Check each line of the listing for the word "this" and report how many lines contain it, giving nothing but the number.

◆ Given information
-- START --
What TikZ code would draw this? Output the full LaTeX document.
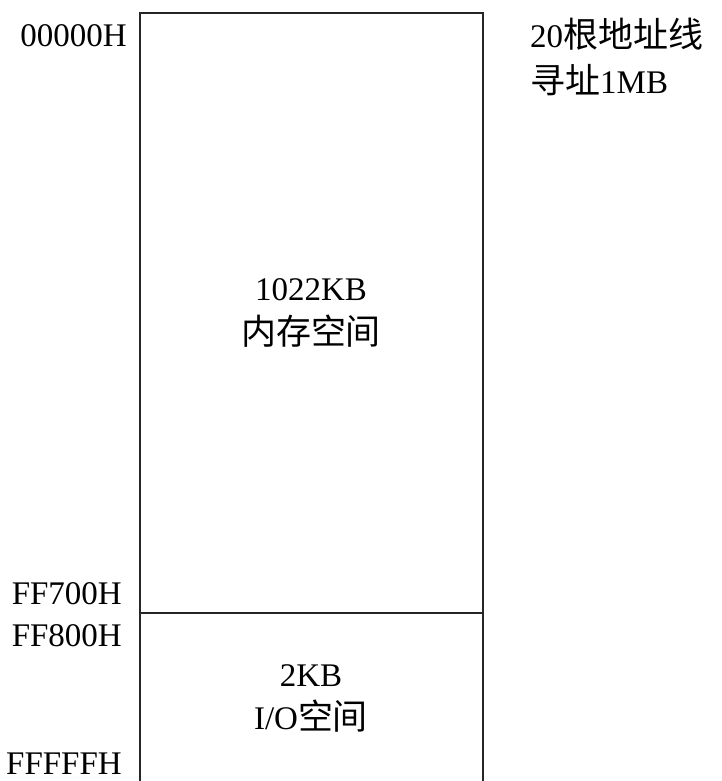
-- END --
-- START --
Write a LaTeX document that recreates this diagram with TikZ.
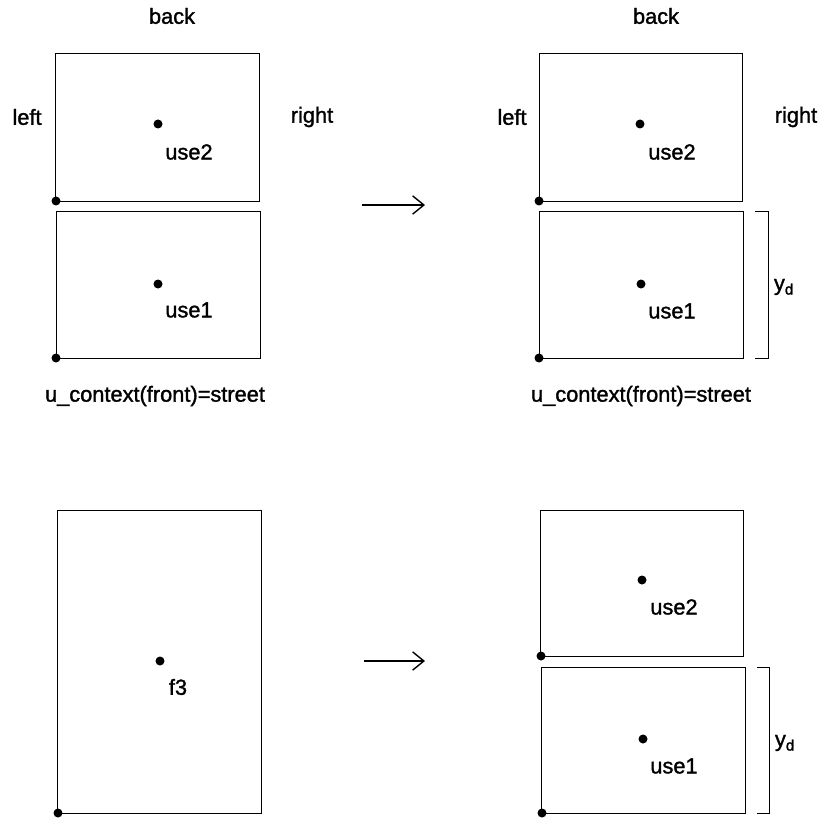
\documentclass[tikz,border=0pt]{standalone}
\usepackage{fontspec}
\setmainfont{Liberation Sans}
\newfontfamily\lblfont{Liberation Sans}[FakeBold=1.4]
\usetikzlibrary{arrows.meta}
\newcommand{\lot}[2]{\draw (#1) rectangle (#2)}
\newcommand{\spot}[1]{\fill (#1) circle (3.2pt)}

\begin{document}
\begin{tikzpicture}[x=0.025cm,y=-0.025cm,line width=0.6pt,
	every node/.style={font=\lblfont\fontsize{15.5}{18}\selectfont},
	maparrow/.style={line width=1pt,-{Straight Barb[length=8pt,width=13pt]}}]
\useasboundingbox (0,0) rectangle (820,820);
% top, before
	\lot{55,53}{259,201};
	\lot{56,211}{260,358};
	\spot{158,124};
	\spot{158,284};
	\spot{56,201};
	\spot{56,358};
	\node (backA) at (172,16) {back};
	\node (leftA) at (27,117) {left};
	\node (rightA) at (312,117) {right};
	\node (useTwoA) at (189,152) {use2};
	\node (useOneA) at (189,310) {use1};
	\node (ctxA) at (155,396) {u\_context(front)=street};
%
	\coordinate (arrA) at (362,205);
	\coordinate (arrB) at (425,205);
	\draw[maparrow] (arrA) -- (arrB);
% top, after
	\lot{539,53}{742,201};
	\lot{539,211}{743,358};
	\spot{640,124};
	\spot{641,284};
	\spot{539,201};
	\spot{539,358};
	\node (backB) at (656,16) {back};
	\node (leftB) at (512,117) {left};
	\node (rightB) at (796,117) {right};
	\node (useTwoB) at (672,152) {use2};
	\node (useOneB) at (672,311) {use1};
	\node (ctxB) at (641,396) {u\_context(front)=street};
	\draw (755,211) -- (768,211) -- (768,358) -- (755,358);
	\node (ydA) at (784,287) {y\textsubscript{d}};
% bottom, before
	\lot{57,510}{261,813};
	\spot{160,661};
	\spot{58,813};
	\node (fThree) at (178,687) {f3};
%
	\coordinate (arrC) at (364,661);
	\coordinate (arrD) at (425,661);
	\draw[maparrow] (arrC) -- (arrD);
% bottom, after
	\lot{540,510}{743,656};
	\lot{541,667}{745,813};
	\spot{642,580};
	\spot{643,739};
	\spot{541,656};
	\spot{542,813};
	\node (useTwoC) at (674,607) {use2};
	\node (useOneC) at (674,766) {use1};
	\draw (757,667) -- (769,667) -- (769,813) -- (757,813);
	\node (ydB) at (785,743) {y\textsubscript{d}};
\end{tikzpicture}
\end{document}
-- END --
◆ Right answer
2